The situation is further complicated by the practice of importing medicines under the Indian credit line. While procuring medicines from India can be beneficial, the lack of stringent regulations and adherence to registration standards has allowed fraudulent medicines to enter the country, posing
a grave threat to patients. The National Drug Regulatory Authority’s failure to fulfil its duties and its willingness to approve medicines from unregistered entities without proper evaluation is deeply concerning. It is essential to hold these authorities accountable for their actions, and they cannot absolve
themselves of responsibility for these medical tragedies.
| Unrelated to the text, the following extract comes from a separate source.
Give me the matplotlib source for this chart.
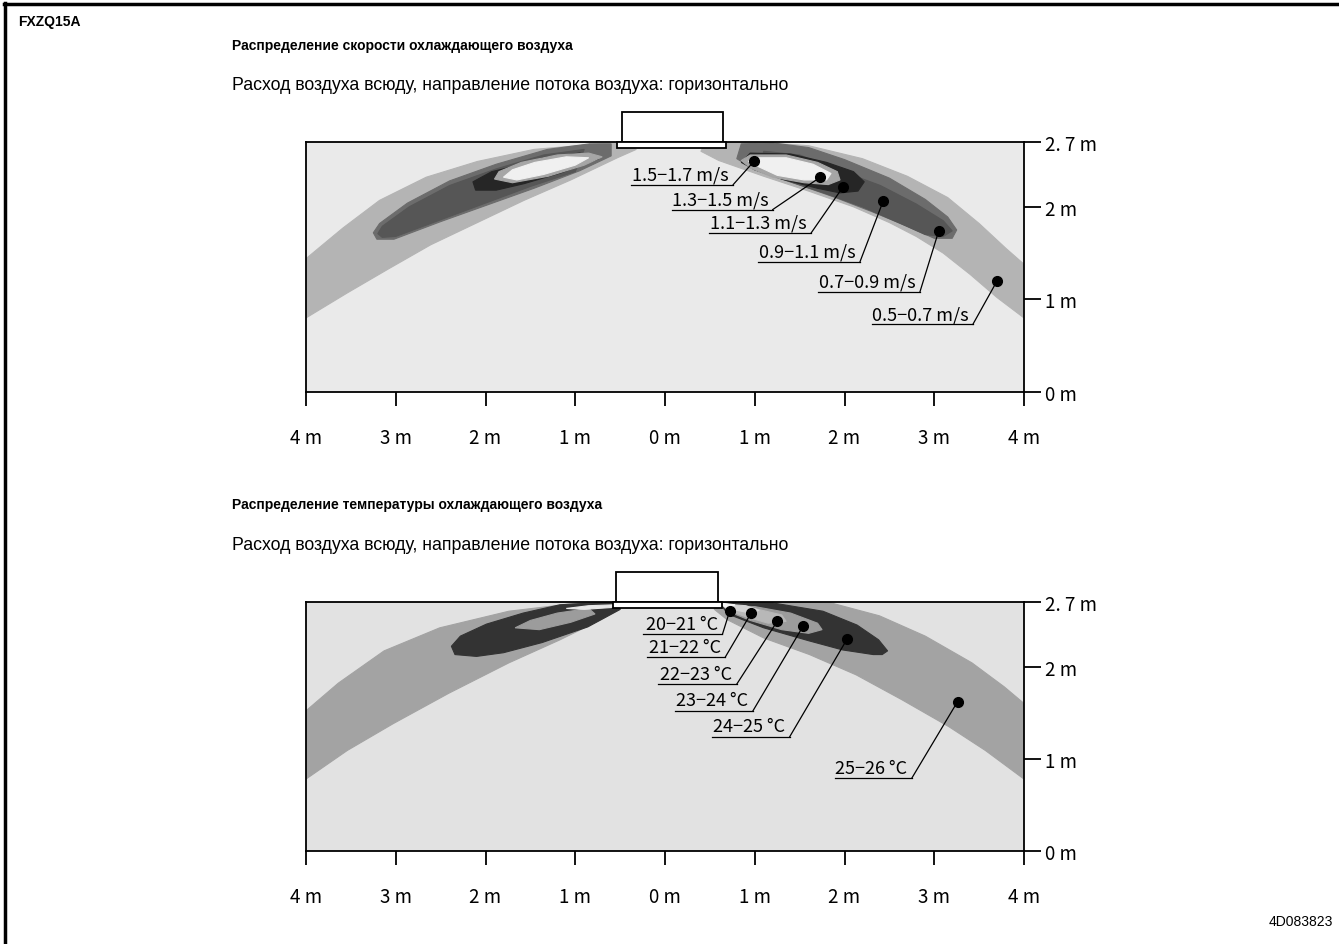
import matplotlib
matplotlib.use("Agg")
import matplotlib.pyplot as plt
from matplotlib.patches import Polygon, Rectangle
from matplotlib.lines import Line2D

# ---- axis ticks ----
x_ticks = [-4, -3, -2, -1, 0, 1, 2, 3, 4]
x_labels = ["4 m", "3 m", "2 m", "1 m", "0 m", "1 m", "2 m", "3 m", "4 m"]
y_ticks = [0, 1, 2, 2.7]
y_labels = ["0 m", "1 m", "2 m", "2. 7 m"]

# ---- velocity panel: band outlines (m) ----
v_05_left = [(-0.45, 2.69), (-0.74, 2.68), (-1.46, 2.62), (-2.09, 2.49), (-2.66, 2.32), (-3.18, 2.07),
             (-3.59, 1.77), (-4.0, 1.44), (-4.0, 0.80), (-3.54, 1.07), (-3.08, 1.33), (-2.61, 1.59),
             (-2.09, 1.83), (-1.57, 2.07), (-1.05, 2.29), (-0.53, 2.53), (-0.32, 2.62)]
v_05_right = [(0.45, 2.69), (1.0, 2.70), (1.6, 2.66), (2.2, 2.52), (2.7, 2.33), (3.15, 2.10), (3.5, 1.82),
              (3.8, 1.55), (4.0, 1.38), (4.0, 0.80), (3.7, 1.02), (3.4, 1.27), (3.1, 1.50), (2.8, 1.68),
              (2.5, 1.83), (2.1, 2.00), (1.6, 2.17), (1.1, 2.33), (0.6, 2.50), (0.4, 2.60)]
v_07_left = [(-0.6, 2.68), (-0.84, 2.68), (-1.31, 2.62), (-1.88, 2.46), (-2.40, 2.28), (-2.87, 2.04),
             (-3.18, 1.82), (-3.25, 1.72), (-3.21, 1.65), (-3.02, 1.65), (-2.50, 1.84), (-1.98, 2.02),
             (-1.46, 2.20), (-0.95, 2.39), (-0.6, 2.55)]
v_07_right = [(0.85, 2.68), (1.2, 2.69), (1.6, 2.64), (2.0, 2.51), (2.5, 2.31), (2.9, 2.08), (3.15, 1.89),
              (3.25, 1.75), (3.2, 1.66), (3.0, 1.66), (2.7, 1.79), (2.3, 1.95), (1.9, 2.10), (1.4, 2.27),
              (1.0, 2.40), (0.8, 2.52)]
v_09_left = [(-0.9, 2.62), (-1.35, 2.56), (-1.88, 2.41), (-2.40, 2.23), (-2.85, 2.00), (-3.15, 1.79),
             (-3.2, 1.71), (-3.15, 1.67), (-3.0, 1.68), (-2.5, 1.86), (-2.0, 2.04), (-1.5, 2.22), (-1.0, 2.38)]
v_09_right = [(1.1, 2.60), (1.5, 2.56), (1.9, 2.41), (2.4, 2.23), (2.8, 2.03), (3.1, 1.85), (3.2, 1.74),
              (3.1, 1.68), (2.9, 1.70), (2.6, 1.83), (2.2, 2.0), (1.8, 2.14), (1.3, 2.3), (1.05, 2.42)]
v_11_left = [(-1.62, 2.45), (-1.93, 2.38), (-2.14, 2.27), (-2.11, 2.18), (-1.88, 2.18), (-1.57, 2.25),
             (-1.15, 2.37), (-0.74, 2.52), (-0.95, 2.58), (-1.36, 2.53)]
v_11_right = [(0.95, 2.58), (1.4, 2.57), (1.8, 2.48), (2.1, 2.38), (2.22, 2.27), (2.15, 2.17), (1.95, 2.15),
              (1.7, 2.20), (1.3, 2.30), (1.0, 2.40), (0.85, 2.48)]
v_13_left = [(-1.9, 2.30), (-1.85, 2.38), (-1.6, 2.48), (-1.2, 2.56), (-0.85, 2.58), (-0.7, 2.54),
             (-0.9, 2.45), (-1.3, 2.33), (-1.7, 2.26)]
v_13_right = [(0.95, 2.56), (1.35, 2.56), (1.7, 2.48), (1.92, 2.38), (1.95, 2.29), (1.82, 2.24),
              (1.55, 2.26), (1.2, 2.32), (0.95, 2.42), (0.85, 2.50)]
v_15_left = [(-1.8, 2.32), (-1.7, 2.40), (-1.45, 2.48), (-1.1, 2.54), (-0.85, 2.53), (-1.0, 2.45),
             (-1.35, 2.35), (-1.65, 2.29)]
v_15_right = [(1.0, 2.53), (1.35, 2.53), (1.65, 2.46), (1.85, 2.36), (1.80, 2.29), (1.55, 2.29),
              (1.25, 2.34), (1.05, 2.43), (0.93, 2.49)]

v_labels = ["1.5−1.7 m/s", "1.3−1.5 m/s", "1.1−1.3 m/s", "0.9−1.1 m/s", "0.7−0.9 m/s", "0.5−0.7 m/s"]
v_dot_x = [0.99, 1.73, 1.98, 2.43, 3.05, 3.70]
v_dot_y = [2.49, 2.32, 2.21, 2.06, 1.74, 1.20]
v_line_x0 = [-0.38, 0.08, 0.49, 1.04, 1.70, 2.31]
v_line_x1 = [0.76, 1.20, 1.63, 2.17, 2.84, 3.43]
v_line_y = [2.24, 1.97, 1.72, 1.40, 1.08, 0.73]

# ---- temperature panel ----
t_25_left = [(-0.5, 2.70), (-0.96, 2.69), (-1.74, 2.60), (-2.51, 2.42), (-3.13, 2.17), (-3.64, 1.82),
             (-4.0, 1.52), (-4.0, 0.78), (-3.54, 1.09), (-3.03, 1.38), (-2.41, 1.71), (-1.74, 2.04),
             (-1.17, 2.29), (-0.71, 2.51), (-0.5, 2.62)]
t_25_right = [(0.55, 2.70), (1.1, 2.70), (1.85, 2.69), (2.39, 2.55), (2.9, 2.33), (3.42, 2.04), (3.78, 1.78),
              (4.0, 1.60), (4.0, 0.78), (3.57, 1.09), (3.16, 1.35), (2.64, 1.64), (2.13, 1.91), (1.61, 2.13),
              (1.10, 2.31), (0.69, 2.51), (0.55, 2.62)]
t_24_left = [(-0.5, 2.70), (-0.8, 2.69), (-1.17, 2.67), (-1.58, 2.58), (-1.99, 2.46), (-2.28, 2.33),
             (-2.38, 2.22), (-2.34, 2.13), (-2.1, 2.11), (-1.8, 2.15), (-1.37, 2.26), (-0.86, 2.43), (-0.5, 2.62)]
t_24_right = [(0.6, 2.70), (1.2, 2.69), (1.76, 2.60), (2.14, 2.45), (2.38, 2.29), (2.48, 2.17), (2.42, 2.13),
              (2.32, 2.13), (1.98, 2.18), (1.6, 2.28), (1.1, 2.42), (0.7, 2.57)]
t_23_left = [(-1.67, 2.42), (-1.5, 2.50), (-1.2, 2.58), (-0.85, 2.63), (-0.78, 2.57), (-1.05, 2.48),
             (-1.4, 2.40)]
t_23_right = [(0.65, 2.66), (1.0, 2.65), (1.4, 2.58), (1.7, 2.47), (1.75, 2.40), (1.6, 2.36), (1.3, 2.40),
              (0.95, 2.50), (0.7, 2.60)]
t_22_right = [(0.65, 2.66), (0.95, 2.64), (1.3, 2.56), (1.35, 2.49), (1.15, 2.47), (0.9, 2.54), (0.7, 2.61)]
t_21_left = [(-0.55, 2.67), (-0.85, 2.66), (-1.1, 2.63), (-0.9, 2.62), (-0.6, 2.64)]
t_21_right = [(0.62, 2.68), (0.9, 2.66), (1.05, 2.61), (0.95, 2.58), (0.75, 2.62)]
t_20_right = [(0.6, 2.69), (0.78, 2.67), (0.7, 2.63)]

t_labels = ["20−21 °C", "21−22 °C", "22−23 °C", "23−24 °C", "24−25 °C", "25−26 °C"]
t_dot_x = [0.72, 0.96, 1.25, 1.54, 2.03, 3.26]
t_dot_y = [2.60, 2.58, 2.49, 2.44, 2.30, 1.62]
t_line_x0 = [-0.25, -0.20, -0.08, 0.11, 0.52, 1.89]
t_line_x1 = [0.64, 0.67, 0.80, 0.98, 1.39, 2.75]
t_line_y = [2.35, 2.10, 1.81, 1.52, 1.24, 0.79]

JP = ["Noto Sans CJK JP", "DejaVu Sans"]
NARROW = ["Liberation Sans Narrow", "Liberation Sans", "DejaVu Sans"]
ARIAL = ["Liberation Sans", "DejaVu Sans"]

fig = plt.figure(figsize=(13.39, 9.45), dpi=100)


def setup_axes(ax, bg):
    ax.set_xlim(-4, 4)
    ax.set_ylim(0, 2.7)
    ax.set_facecolor(bg)
    for s in ["left", "right", "top", "bottom"]:
        ax.spines[s].set_linewidth(1.3)
    ax.set_xticks(x_ticks)
    ax.set_xticklabels(x_labels, family=JP, fontsize=13.5)
    ax.tick_params(axis="x", direction="out", length=10, width=1.3, pad=15)
    ax.yaxis.tick_right()
    ax.set_yticks(y_ticks)
    ax.set_yticklabels(y_labels, family=JP, fontsize=13.5)
    ax.tick_params(axis="y", direction="out", length=12, width=1.3, pad=3)


def draw_unit(ax, bx0, bx1, px0, px1):
    ax.add_patch(Rectangle((bx0, 2.7), bx1 - bx0, 0.32, fc="white", ec="black", lw=1.3, clip_on=False, zorder=5))
    ax.add_patch(Rectangle((px0, 2.635), px1 - px0, 0.065, fc="white", ec="black", lw=1.3, clip_on=False, zorder=6))


def draw_labels(ax, labels, dx, dy, lx0, lx1, ly):
    for i in range(len(labels)):
        ax.plot([lx0[i], lx1[i]], [ly[i], ly[i]], color="black", lw=0.9, zorder=7)
        ax.plot([lx1[i], dx[i]], [ly[i], dy[i]], color="black", lw=0.9, zorder=7)
        ax.plot(dx[i], dy[i], "o", color="black", ms=7, zorder=8)
        ax.text(lx1[i] - 0.05, ly[i] + 0.015, labels[i], ha="right", va="bottom",
                family=JP, fontsize=13, zorder=8)


# velocity
ax1 = fig.add_axes([306 / 1339, 1 - 393 / 945, 718 / 1339, 250 / 945])
setup_axes(ax1, "#eaeaea")
v_bands = [(v_05_left, v_05_right), (v_07_left, v_07_right), (v_09_left, v_09_right),
           (v_11_left, v_11_right), (v_13_left, v_13_right), (v_15_left, v_15_right)]
v_colors = ["#b4b4b4", "#6c6c6c", "#565656", "#262626", "#a6a6a6", "#f0f0f0"]
for polys, c in zip(v_bands, v_colors):
    for p in polys:
        ax1.add_patch(Polygon(p, closed=True, fc=c, ec=c, lw=0.8))
draw_unit(ax1, -0.48, 0.65, -0.54, 0.68)
draw_labels(ax1, v_labels, v_dot_x, v_dot_y, v_line_x0, v_line_x1, v_line_y)

# temperature
ax2 = fig.add_axes([306 / 1339, 1 - 852 / 945, 718 / 1339, 249 / 945])
setup_axes(ax2, "#e2e2e2")
t_polys = [t_25_left, t_25_right, t_24_left, t_24_right, t_23_left, t_23_right,
           t_22_right, t_21_left, t_21_right, t_20_right]
t_colors = ["#a3a3a3", "#a3a3a3", "#333333", "#333333", "#9c9c9c", "#9c9c9c",
            "#b8b8b8", "#e8e8e8", "#d4d4d4", "#f6f6f6"]
for p, c in zip(t_polys, t_colors):
    ax2.add_patch(Polygon(p, closed=True, fc=c, ec=c, lw=0.8))
draw_unit(ax2, -0.55, 0.59, -0.58, 0.64)
draw_labels(ax2, t_labels, t_dot_x, t_dot_y, t_line_x0, t_line_x1, t_line_y)

# page frame and texts
fig.add_artist(Line2D([5 / 1339, 5 / 1339], [0, 1 - 4 / 945], color="black", lw=2.5))
fig.add_artist(Line2D([4 / 1339, 1], [1 - 5 / 945, 1 - 5 / 945], color="black", lw=2.5))

fig.text(18 / 1339, 1 - 22 / 945, "FXZQ15A", family=ARIAL, weight="bold", fontsize=10, va="center")
fig.text(232 / 1339, 1 - 46 / 945, "Распределение скорости охлаждающего воздуха", family=NARROW,
         weight="bold", fontsize=10, va="center")
fig.text(232 / 1339, 1 - 85 / 945, "Расход воздуха всюду, направление потока воздуха: горизонтально",
         family=NARROW, fontsize=12.8, va="center")
fig.text(232 / 1339, 1 - 505 / 945, "Распределение температуры охлаждающего воздуха", family=NARROW,
         weight="bold", fontsize=10, va="center")
fig.text(232 / 1339, 1 - 545 / 945, "Расход воздуха всюду, направление потока воздуха: горизонтально",
         family=NARROW, fontsize=12.8, va="center")
fig.text(1333 / 1339, 1 - 922 / 945, "4D083823", family=ARIAL, fontsize=10, ha="right", va="center")

fig.savefig("out.png", dpi=100)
The 2021 audit report conducted by the National Audit Office on the National Medicines Regulatory Authority (NMRA) has exposed a concerning breach of the Act’s stipulated conditions.
The report sheds light on the issuance of letters of exemption for registration to both the State Pharmaceutical Corporation (SPC) and private institutions, allowing them to import 67 medicines and 140 medical equipment without proper registration.
These exemptions were supposedly granted due to reasons such as the cancellation of registration or a lack of registered suppliers, which, upon closer examination, do not qualify as legitimate circumstances for exemption.
A revealing Daily News article (Source: https://www.dailymirror.lk/opinion/Purchasing-of- medicine-How-Health-Ministry-initiated-ploys-to-enjoy-lofty-commissions/231-264662 ) includes insights from an anonymous source within the ministry who disclosed numerous instances of
emergency purchases being made without adhering to the proper procurement procedure. Shockingly, these purchases were conducted with the full knowledge and involvement of the Ministry of Health, the State Pharmaceuticals Corporation (SPC), and the NMRA, bypassing the
existing stocks available with the Medical Supplies Division (MSD). These revelations paint a concerning picture of a system where exceptions and loopholes are exploited, undermining the regulatory process and potentially jeopardizing the quality and safety
of medical supplies reaching the public. The lack of transparency and adherence to procurement protocols raises questions about accountability and highlights the urgent need for systemic reforms to safeguard public health interests.
Experts in the medical field insist on an urgent change in the national health policy and strict enforcement of drug regulatory laws. Impulse purchases of medicines must be replaced by a well- structured system that prioritizes the safety and quality of imported medicines. Additionally, the

government must take comprehensive measures to address the drug mafia issue and develop a robust national policy on health and medicine to protect the welfare of its citizens. This fraudulent medical supplies mafia in Sri Lanka poses a critical and urgent problem that
demands immediate action. By implementing proper regulations, ensuring accountability, and formulating a strong national health policy, Sri Lanka can combat the drug mafia and restore confidence in its healthcare system. Only then can the nation safeguard its citizens from fraud and
deception and provide them with the high-quality healthcare they deserve.